• [Data section]
•••
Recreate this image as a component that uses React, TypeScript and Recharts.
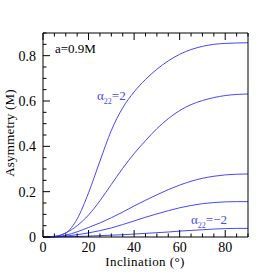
import React from "react";
import { LineChart, Line, XAxis, YAxis } from "recharts";

document.body.style.margin = "0";

const inclination = [0, 5, 10, 15, 20, 25, 30, 35, 40, 45, 50, 55, 60, 65, 70, 75, 80, 85, 90];
const alphaPlus2 = [0, 0.003, 0.018, 0.08, 0.195, 0.335, 0.47, 0.57, 0.64, 0.695, 0.74, 0.777, 0.806, 0.827, 0.841, 0.85, 0.854, 0.856, 0.857];
const curve2 = [0, 0.002, 0.018, 0.05, 0.097, 0.16, 0.232, 0.303, 0.368, 0.425, 0.478, 0.522, 0.558, 0.584, 0.602, 0.615, 0.624, 0.629, 0.631];
const curve3 = [0, 0.001, 0.008, 0.023, 0.042, 0.062, 0.085, 0.11, 0.137, 0.162, 0.186, 0.209, 0.229, 0.246, 0.259, 0.268, 0.274, 0.277, 0.278];
const curve4 = [0, 0.0005, 0.004, 0.01, 0.018, 0.028, 0.04, 0.055, 0.071, 0.087, 0.102, 0.116, 0.129, 0.139, 0.147, 0.152, 0.155, 0.156, 0.156];
const alphaMinus2 = [0, 0.0003, 0.001, 0.002, 0.004, 0.006, 0.008, 0.01, 0.013, 0.016, 0.019, 0.022, 0.026, 0.029, 0.032, 0.035, 0.037, 0.038, 0.038];

const xTicks = [0, 5, 10, 15, 20, 25, 30, 35, 40, 45, 50, 55, 60, 65, 70, 75, 80, 85, 90];
const yTicks = [0, 0.05, 0.1, 0.15, 0.2, 0.25, 0.3, 0.35, 0.4, 0.45, 0.5, 0.55, 0.6, 0.65, 0.7, 0.75, 0.8, 0.85, 0.9];

const data = inclination.map((x, i) => ({
  x,
  c1: alphaPlus2[i],
  c2: curve2[i],
  c3: curve3[i],
  c4: curve4[i],
  c5: alphaMinus2[i],
}));

const BLUE = "#4646ff";
const FONT = "'Liberation Serif', serif";

const xMajor = (v: number) => v % 20 === 0;
const yMajor = (v: number) => Math.round(v * 100) % 20 === 0;

const BottomTick = (p: any) => {
  const v = p.payload.value;
  const m = xMajor(v);
  return (
    <g>
      <line x1={p.x} x2={p.x} y1={p.y} y2={p.y - (m ? 7 : 3.5)} stroke="#000" />
      {m && v < 90 && (
        <text x={p.x} y={p.y + 15} textAnchor="middle" fontSize={14} fill="#000">
          {v}
        </text>
      )}
    </g>
  );
};

const TopTick = (p: any) => {
  const m = xMajor(p.payload.value);
  return <line x1={p.x} x2={p.x} y1={p.y} y2={p.y + (m ? 7 : 3.5)} stroke="#000" />;
};

const LeftTick = (p: any) => {
  const v = p.payload.value;
  const m = yMajor(v);
  return (
    <g>
      <line x1={p.x} x2={p.x + (m ? 7 : 3.5)} y1={p.y} y2={p.y} stroke="#000" />
      {m && v < 0.85 && (
        <text x={p.x - 7} y={p.y + 5} textAnchor="end" fontSize={14} fill="#000">
          {v === 0 ? "0" : v.toFixed(1)}
        </text>
      )}
    </g>
  );
};

const RightTick = (p: any) => {
  const m = yMajor(p.payload.value);
  return <line x1={p.x} x2={p.x - (m ? 7 : 3.5)} y1={p.y} y2={p.y} stroke="#000" />;
};

export default function App() {
  const series = ["c1", "c2", "c3", "c4", "c5"];
  return (
    <div style={{ position: "relative", width: 280, height: 280, background: "#fff", fontFamily: FONT }}>
      <LineChart width={280} height={280} data={data} margin={{ top: 31, right: 30, bottom: 13, left: 13 }}>
        <XAxis dataKey="x" type="number" domain={[0, 90]} ticks={xTicks} interval={0} height={30}
          tickSize={0} tickMargin={0} tick={BottomTick} axisLine={{ stroke: "#000" }} tickLine={false} />
        <XAxis xAxisId="top" orientation="top" dataKey="x" type="number" domain={[0, 90]} ticks={xTicks} interval={0}
          height={2} tickSize={0} tickMargin={0} tick={TopTick} axisLine={{ stroke: "#000" }} tickLine={false} />
        <YAxis type="number" domain={[0, 0.9]} ticks={yTicks} interval={0} width={30}
          tickSize={0} tickMargin={0} tick={LeftTick} axisLine={{ stroke: "#000" }} tickLine={false} />
        <YAxis yAxisId="right" orientation="right" type="number" domain={[0, 0.9]} ticks={yTicks} interval={0} width={2}
          tickSize={0} tickMargin={0} tick={RightTick} axisLine={{ stroke: "#000" }} tickLine={false} />
        {series.map((k) => (
          <Line key={k} dataKey={k} type="monotone" stroke={BLUE} strokeWidth={1} dot={false} isAnimationActive={false} />
        ))}
      </LineChart>
      <div style={{ position: "absolute", left: 55, top: 41, fontSize: 13, color: "#000" }}>a=0.9M</div>
      <div style={{ position: "absolute", left: 97, top: 88, fontSize: 13, color: BLUE }}>
        α<sub style={{ fontSize: 8 }}>22</sub>=2
      </div>
      <div style={{ position: "absolute", left: 191, top: 212, fontSize: 13, color: BLUE }}>
        α<sub style={{ fontSize: 8 }}>22</sub>=−2
      </div>
      <div style={{ position: "absolute", left: 145, top: 262, transform: "translate(-50%, -50%)", fontSize: 13, whiteSpace: "nowrap", letterSpacing: 0.4 }}>
        Inclination (°)
      </div>
      <div style={{ position: "absolute", left: 10, top: 133, transform: "translate(-50%, -50%) rotate(-90deg)", fontSize: 13, whiteSpace: "nowrap", letterSpacing: 0.2 }}>
        Asymmetry (M)
      </div>
    </div>
  );
}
•••
Copy the data word for word. Pictures do not go in the copy.

• [Exercise solution]
Recreate this image as a component that uses React, TypeScript and Recharts.
import React from "react";
import { LineChart, Line, XAxis, YAxis } from "recharts";

document.body.style.margin = "0";

const inclination = [0, 5, 10, 15, 20, 25, 30, 35, 40, 45, 50, 55, 60, 65, 70, 75, 80, 85, 90];
const alphaPlus2 = [0, 0.003, 0.018, 0.08, 0.195, 0.335, 0.47, 0.57, 0.64, 0.695, 0.74, 0.777, 0.806, 0.827, 0.841, 0.85, 0.854, 0.856, 0.857];
const curve2 = [0, 0.002, 0.018, 0.05, 0.097, 0.16, 0.232, 0.303, 0.368, 0.425, 0.478, 0.522, 0.558, 0.584, 0.602, 0.615, 0.624, 0.629, 0.631];
const curve3 = [0, 0.001, 0.008, 0.023, 0.042, 0.062, 0.085, 0.11, 0.137, 0.162, 0.186, 0.209, 0.229, 0.246, 0.259, 0.268, 0.274, 0.277, 0.278];
const curve4 = [0, 0.0005, 0.004, 0.01, 0.018, 0.028, 0.04, 0.055, 0.071, 0.087, 0.102, 0.116, 0.129, 0.139, 0.147, 0.152, 0.155, 0.156, 0.156];
const alphaMinus2 = [0, 0.0003, 0.001, 0.002, 0.004, 0.006, 0.008, 0.01, 0.013, 0.016, 0.019, 0.022, 0.026, 0.029, 0.032, 0.035, 0.037, 0.038, 0.038];

const xTicks = [0, 5, 10, 15, 20, 25, 30, 35, 40, 45, 50, 55, 60, 65, 70, 75, 80, 85, 90];
const yTicks = [0, 0.05, 0.1, 0.15, 0.2, 0.25, 0.3, 0.35, 0.4, 0.45, 0.5, 0.55, 0.6, 0.65, 0.7, 0.75, 0.8, 0.85, 0.9];

const data = inclination.map((x, i) => ({
  x,
  c1: alphaPlus2[i],
  c2: curve2[i],
  c3: curve3[i],
  c4: curve4[i],
  c5: alphaMinus2[i],
}));

const BLUE = "#4646ff";
const FONT = "'Liberation Serif', serif";

const xMajor = (v: number) => v % 20 === 0;
const yMajor = (v: number) => Math.round(v * 100) % 20 === 0;

const BottomTick = (p: any) => {
  const v = p.payload.value;
  const m = xMajor(v);
  return (
    <g>
      <line x1={p.x} x2={p.x} y1={p.y} y2={p.y - (m ? 7 : 3.5)} stroke="#000" />
      {m && v < 90 && (
        <text x={p.x} y={p.y + 15} textAnchor="middle" fontSize={14} fill="#000">
          {v}
        </text>
      )}
    </g>
  );
};

const TopTick = (p: any) => {
  const m = xMajor(p.payload.value);
  return <line x1={p.x} x2={p.x} y1={p.y} y2={p.y + (m ? 7 : 3.5)} stroke="#000" />;
};

const LeftTick = (p: any) => {
  const v = p.payload.value;
  const m = yMajor(v);
  return (
    <g>
      <line x1={p.x} x2={p.x + (m ? 7 : 3.5)} y1={p.y} y2={p.y} stroke="#000" />
      {m && v < 0.85 && (
        <text x={p.x - 7} y={p.y + 5} textAnchor="end" fontSize={14} fill="#000">
          {v === 0 ? "0" : v.toFixed(1)}
        </text>
      )}
    </g>
  );
};

const RightTick = (p: any) => {
  const m = yMajor(p.payload.value);
  return <line x1={p.x} x2={p.x - (m ? 7 : 3.5)} y1={p.y} y2={p.y} stroke="#000" />;
};

export default function App() {
  const series = ["c1", "c2", "c3", "c4", "c5"];
  return (
    <div style={{ position: "relative", width: 280, height: 280, background: "#fff", fontFamily: FONT }}>
      <LineChart width={280} height={280} data={data} margin={{ top: 31, right: 30, bottom: 13, left: 13 }}>
        <XAxis dataKey="x" type="number" domain={[0, 90]} ticks={xTicks} interval={0} height={30}
          tickSize={0} tickMargin={0} tick={BottomTick} axisLine={{ stroke: "#000" }} tickLine={false} />
        <XAxis xAxisId="top" orientation="top" dataKey="x" type="number" domain={[0, 90]} ticks={xTicks} interval={0}
          height={2} tickSize={0} tickMargin={0} tick={TopTick} axisLine={{ stroke: "#000" }} tickLine={false} />
        <YAxis type="number" domain={[0, 0.9]} ticks={yTicks} interval={0} width={30}
          tickSize={0} tickMargin={0} tick={LeftTick} axisLine={{ stroke: "#000" }} tickLine={false} />
        <YAxis yAxisId="right" orientation="right" type="number" domain={[0, 0.9]} ticks={yTicks} interval={0} width={2}
          tickSize={0} tickMargin={0} tick={RightTick} axisLine={{ stroke: "#000" }} tickLine={false} />
        {series.map((k) => (
          <Line key={k} dataKey={k} type="monotone" stroke={BLUE} strokeWidth={1} dot={false} isAnimationActive={false} />
        ))}
      </LineChart>
      <div style={{ position: "absolute", left: 55, top: 41, fontSize: 13, color: "#000" }}>a=0.9M</div>
      <div style={{ position: "absolute", left: 97, top: 88, fontSize: 13, color: BLUE }}>
        α<sub style={{ fontSize: 8 }}>22</sub>=2
      </div>
      <div style={{ position: "absolute", left: 191, top: 212, fontSize: 13, color: BLUE }}>
        α<sub style={{ fontSize: 8 }}>22</sub>=−2
      </div>
      <div style={{ position: "absolute", left: 145, top: 262, transform: "translate(-50%, -50%)", fontSize: 13, whiteSpace: "nowrap", letterSpacing: 0.4 }}>
        Inclination (°)
      </div>
      <div style={{ position: "absolute", left: 10, top: 133, transform: "translate(-50%, -50%) rotate(-90deg)", fontSize: 13, whiteSpace: "nowrap", letterSpacing: 0.2 }}>
        Asymmetry (M)
      </div>
    </div>
  );
}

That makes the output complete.